Le projet L’Or de J’adore était déjà en cours lorsque je suis arrivé, en octobre 2021. J’Adore, ce n’est pas rien, c’est tout un symbole, c’est le numéro un de la maison. Tout y est. Il n’y avait pas mieux pour prendre mes marques – même si j’avais déjà travaillé comme parfumeur extérieur aux côtés d’Hedi Slimane en 2004 au moment du lancement de la Collection Privée. Le jus lui-même ne m’était pas non plus complètement inconnu. Au tout début de ma carrière, je travaillais pour la même maison de composition que Calice Becker, qui a signé la première eau de parfum lancée en 1999. Je n’oublierai jamais les moments de stress collectif que nous avons passés tous ensemble sur ce projet. Une expérience exceptionnelle qui m’a aidé à mieux comprendre l’architecture et le génie de ce parfum sans en être le créateur.
Comment s’approprie-t-on un jus iconique justement?
J’ai du mal à parler de mes formules car peu de gens sont capables de les lire. C’est un travail intellectuel qui consiste à mélanger virtuellement des choses dans votre tête sans réellement pouvoir montrer le résultat puisque le parfum est par essence invisible. Si vous voulez une analogie, c’est un peu comme partir d’un tableau figuratif pointilliste dont on garderait des aplats de couleurs pour en tirer une œuvre abstraite, plus conceptuelle et plus radicale. Je suis parti du cœur même de son bouquet floral, j’ai isolé les fleurs, forcé le trait tout en épurant.
Vous avez déjà signé de nombreux best-sellers qui ont eux aussi transcendé le temps. Rêvez-vous à votre tour d’ouvrir un nouveau grand chapitre olfactif pour Dior?
Bien sûr j’ai des envies d’histoires. Mais l’expérience m’a appris que pour cela il fallait se donner le temps de bien faire les choses. En ce sens, le temps du parfum est plus long que de celui de la mode car le processus industriel est plus complexe. Et ce temps, je vais le prendre. Même si c’est un peu contre ma nature car je suis un homme impatient, toujours dans le rush, dans la concrétisation.
Redoutez-vous, comme beaucoup de créatifs, d’être un jour remplacé par une intelligence artificielle?
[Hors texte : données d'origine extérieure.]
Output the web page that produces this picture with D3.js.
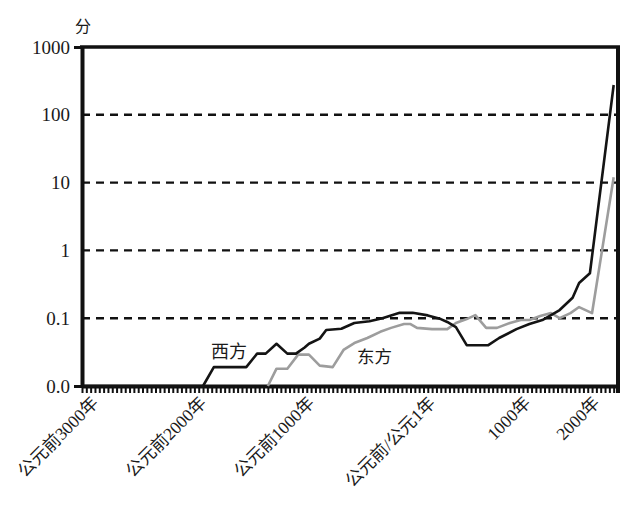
<!DOCTYPE html>
<html>
<head>
<meta charset="utf-8">
<script src="https://cdn.jsdelivr.net/npm/d3@7"></script>
<style>
  html, body { margin: 0; padding: 0; background: #fff; }
  svg { display: block; }
  text { font-family: "Liberation Serif", "Noto Sans CJK SC", serif; fill: #1a1a1a; }
</style>
</head>
<body>
<svg id="chart" width="628" height="505"></svg>
<script>
// ---- data (x = period index along the category axis, y = points, log scale) ----
const periodCount = 124;
const yTickValues = [0.01, 0.1, 1, 10, 100, 1000];
const yTickLabels = ["0.0", "0.1", "1", "10", "100", "1000"];
const xTickIndex = [4, 29, 54, 82, 104, 120];
const xTickLabels = ["公元前3000年", "公元前2000年", "公元前1000年", "公元前/公元1年", "1000年", "2000年"];

const westIndex = [0.5, 28, 30.5, 38, 40.5, 42.5, 45, 47.5, 49.5, 51.5, 52.5, 55, 56.5, 60, 63, 66.5, 69.5, 71.5, 73.5, 76.5, 80, 83, 84.5, 86.5, 89, 94, 96.5, 100.5, 103.5, 106.5, 108.5, 110.5, 113.5, 115, 117.5, 123];
const westValue = [0.01, 0.01, 0.019, 0.019, 0.03, 0.03, 0.042, 0.03, 0.03, 0.037, 0.042, 0.05, 0.067, 0.07, 0.085, 0.09, 0.1, 0.11, 0.12, 0.12, 0.11, 0.097, 0.088, 0.074, 0.04, 0.04, 0.051, 0.069, 0.082, 0.094, 0.111, 0.132, 0.2, 0.33, 0.46, 275];

const eastIndex = [43, 45, 47.5, 50, 52.5, 55, 58, 60.5, 63, 66, 69, 71.5, 74.5, 76, 77.5, 81, 84.5, 86.5, 89, 91, 93.5, 96, 99, 101.5, 103.5, 106, 108.5, 110.5, 113, 115, 118, 123];
const eastValue = [0.01, 0.018, 0.018, 0.029, 0.029, 0.02, 0.019, 0.034, 0.043, 0.051, 0.063, 0.072, 0.082, 0.082, 0.072, 0.069, 0.069, 0.085, 0.097, 0.111, 0.072, 0.072, 0.085, 0.094, 0.094, 0.108, 0.119, 0.1, 0.119, 0.146, 0.119, 12];

const seriesNames = ["西方", "东方"];
const unitLabel = "分";

// ---- layout ----
const svg = d3.select("#chart");
const mLeft = 82, mRight = 618, mTop = 47, mBottom = 386;

const x = d3.scaleLinear().domain([0, periodCount]).range([mLeft, mRight]);
const y = d3.scaleLog().domain([0.01, 1000]).range([mBottom, mTop]);

// dashed gridlines
svg.append("g").selectAll("line")
  .data(yTickValues.filter(v => v > 0.01 && v < 1000))
  .join("line")
  .attr("x1", mLeft).attr("x2", mRight)
  .attr("y1", d => y(d)).attr("y2", d => y(d))
  .attr("stroke", "#111").attr("stroke-width", 2.4)
  .attr("stroke-dasharray", "8,6");

// bottom axis with dense category ticks
const xAxis = d3.axisBottom(x)
  .tickValues(d3.range(0, periodCount + 1))
  .tickFormat("")
  .tickSize(7)
  .tickSizeOuter(0);
const gx = svg.append("g").attr("transform", `translate(0,${mBottom})`).call(xAxis);
gx.select(".domain").attr("stroke", "#111").attr("stroke-width", 4);
gx.selectAll(".tick line").attr("stroke", "#111").attr("stroke-width", 2);

// x labels rotated
svg.append("g").selectAll("text")
  .data(xTickIndex)
  .join("text")
  .attr("transform", d => `translate(${x(d)},404) rotate(-45)`)
  .attr("text-anchor", "end")
  .attr("font-size", 17.5)
  .text((d, i) => xTickLabels[i]);

// left axis
const yAxis = d3.axisLeft(y)
  .tickValues(yTickValues)
  .tickFormat((d, i) => yTickLabels[i])
  .tickSize(0)
  .tickPadding(12);
const gy = svg.append("g").attr("transform", `translate(${mLeft},0)`).call(yAxis);
gy.select(".domain").attr("stroke", "#111").attr("stroke-width", 4);
gy.selectAll(".tick text")
  .attr("font-size", 19)
  .attr("font-family", "Liberation Serif, serif")
  .attr("fill", "#1a1a1a");
gy.selectAll(".tick").filter(d => d === 0.01 || d === 1000)
  .append("line").attr("x1", -8).attr("x2", 0)
  .attr("stroke", "#111").attr("stroke-width", 3);

// frame top and right
svg.append("line").attr("x1", mLeft - 2).attr("x2", mRight + 2).attr("y1", mTop).attr("y2", mTop)
  .attr("stroke", "#111").attr("stroke-width", 3.5);
svg.append("line").attr("x1", mRight).attr("x2", mRight).attr("y1", mTop).attr("y2", mBottom + 7)
  .attr("stroke", "#111").attr("stroke-width", 4);

// lines
const line = d3.line().x(d => x(d[0])).y(d => y(d[1]));
const eastData = eastIndex.map((v, i) => [v, eastValue[i]]);
const westData = westIndex.map((v, i) => [v, westValue[i]]);

svg.append("path").datum(eastData)
  .attr("d", line).attr("fill", "none")
  .attr("stroke", "#9d9d9d").attr("stroke-width", 2.6).attr("stroke-linejoin", "round");
svg.append("path").datum(westData)
  .attr("d", line).attr("fill", "none")
  .attr("stroke", "#141414").attr("stroke-width", 2.6).attr("stroke-linejoin", "round");

// series labels
svg.append("text").attr("x", 211).attr("y", 358).attr("font-size", 18).text(seriesNames[0]);
svg.append("text").attr("x", 357).attr("y", 363).attr("font-size", 17.5).text(seriesNames[1]);

// unit label
svg.append("text").attr("x", 83).attr("y", 32).attr("text-anchor", "middle").attr("font-size", 16)
  .attr("fill", "#444").text(unitLabel);
</script>
</body>
</html>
Tout dépendra de la définition que l’on voudra donner au mot parfumerie. Vous aurez d’un côté des maisons qui ont la légitimité nécessaire pour créer des parfums et celles qui s’appuieront sur une IA qui se contentera de digérer ce que propose le marché et de bricoler des ajustements. Comme dans la mode finalement, vous avez des créateurs qui innovent et des marques qui se contentent de vendre des «dupes» que l’on met sur la peau et qui sentent bon. Un vrai parfum pour moi va bien au-delà de ça: il doit pouvoir susciter une émotion sans précédent.